--- begin Data shown ---

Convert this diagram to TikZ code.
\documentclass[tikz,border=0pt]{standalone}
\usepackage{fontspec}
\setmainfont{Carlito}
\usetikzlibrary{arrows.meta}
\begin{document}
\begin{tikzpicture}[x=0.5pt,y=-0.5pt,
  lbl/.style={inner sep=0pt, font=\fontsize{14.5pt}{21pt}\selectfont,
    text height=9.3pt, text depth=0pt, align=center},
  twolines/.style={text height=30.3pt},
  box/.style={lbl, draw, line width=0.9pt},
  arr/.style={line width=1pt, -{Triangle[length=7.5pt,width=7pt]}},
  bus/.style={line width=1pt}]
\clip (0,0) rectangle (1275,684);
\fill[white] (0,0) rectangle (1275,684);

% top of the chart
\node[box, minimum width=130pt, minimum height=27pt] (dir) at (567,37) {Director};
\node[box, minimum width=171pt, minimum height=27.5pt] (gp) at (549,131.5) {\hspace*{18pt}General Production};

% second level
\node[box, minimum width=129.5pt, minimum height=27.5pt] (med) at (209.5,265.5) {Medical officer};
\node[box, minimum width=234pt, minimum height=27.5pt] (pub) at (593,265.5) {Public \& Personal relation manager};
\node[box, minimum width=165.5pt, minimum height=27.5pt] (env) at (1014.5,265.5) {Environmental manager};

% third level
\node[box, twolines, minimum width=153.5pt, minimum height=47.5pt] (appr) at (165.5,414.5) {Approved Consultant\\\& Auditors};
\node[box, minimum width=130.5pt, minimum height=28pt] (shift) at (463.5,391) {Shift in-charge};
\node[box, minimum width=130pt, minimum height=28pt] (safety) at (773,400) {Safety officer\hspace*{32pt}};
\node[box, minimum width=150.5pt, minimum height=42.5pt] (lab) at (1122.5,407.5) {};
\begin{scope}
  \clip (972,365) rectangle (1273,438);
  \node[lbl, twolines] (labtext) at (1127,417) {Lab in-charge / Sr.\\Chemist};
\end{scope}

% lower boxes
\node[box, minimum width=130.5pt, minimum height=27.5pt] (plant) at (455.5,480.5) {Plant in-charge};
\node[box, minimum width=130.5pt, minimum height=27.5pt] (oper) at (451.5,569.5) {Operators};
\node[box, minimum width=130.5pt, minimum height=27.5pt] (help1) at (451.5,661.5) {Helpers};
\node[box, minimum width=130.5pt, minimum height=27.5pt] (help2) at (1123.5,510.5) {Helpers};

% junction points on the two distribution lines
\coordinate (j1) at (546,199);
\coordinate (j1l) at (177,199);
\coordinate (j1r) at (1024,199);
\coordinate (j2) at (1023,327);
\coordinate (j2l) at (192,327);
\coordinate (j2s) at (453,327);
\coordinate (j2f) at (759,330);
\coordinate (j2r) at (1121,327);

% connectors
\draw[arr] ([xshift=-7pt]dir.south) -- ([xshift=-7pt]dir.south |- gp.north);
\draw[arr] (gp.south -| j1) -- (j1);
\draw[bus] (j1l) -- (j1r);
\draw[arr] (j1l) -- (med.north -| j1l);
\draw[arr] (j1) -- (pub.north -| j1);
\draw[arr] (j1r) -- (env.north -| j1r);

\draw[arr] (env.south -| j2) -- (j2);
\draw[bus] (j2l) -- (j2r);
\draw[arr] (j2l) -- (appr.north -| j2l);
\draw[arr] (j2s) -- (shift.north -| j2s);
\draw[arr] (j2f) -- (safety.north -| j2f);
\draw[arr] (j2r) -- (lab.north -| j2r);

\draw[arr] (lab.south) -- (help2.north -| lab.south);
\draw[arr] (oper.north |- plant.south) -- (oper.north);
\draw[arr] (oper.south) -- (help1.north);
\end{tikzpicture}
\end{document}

--- end Data shown ---

→ **Required work**
Quote exactly the opening line of the material above and every line after it, up to and including the line that contains "minimum width=165.5pt, minimum".

→ **Full solution**
Convert this diagram to TikZ code.
\documentclass[tikz,border=0pt]{standalone}
\usepackage{fontspec}
\setmainfont{Carlito}
\usetikzlibrary{arrows.meta}
\begin{document}
\begin{tikzpicture}[x=0.5pt,y=-0.5pt,
  lbl/.style={inner sep=0pt, font=\fontsize{14.5pt}{21pt}\selectfont,
    text height=9.3pt, text depth=0pt, align=center},
  twolines/.style={text height=30.3pt},
  box/.style={lbl, draw, line width=0.9pt},
  arr/.style={line width=1pt, -{Triangle[length=7.5pt,width=7pt]}},
  bus/.style={line width=1pt}]
\clip (0,0) rectangle (1275,684);
\fill[white] (0,0) rectangle (1275,684);

% top of the chart
\node[box, minimum width=130pt, minimum height=27pt] (dir) at (567,37) {Director};
\node[box, minimum width=171pt, minimum height=27.5pt] (gp) at (549,131.5) {\hspace*{18pt}General Production};

% second level
\node[box, minimum width=129.5pt, minimum height=27.5pt] (med) at (209.5,265.5) {Medical officer};
\node[box, minimum width=234pt, minimum height=27.5pt] (pub) at (593,265.5) {Public \& Personal relation manager};
\node[box, minimum width=165.5pt, minimum height=27.5pt] (env) at (1014.5,265.5) {Environmental manager};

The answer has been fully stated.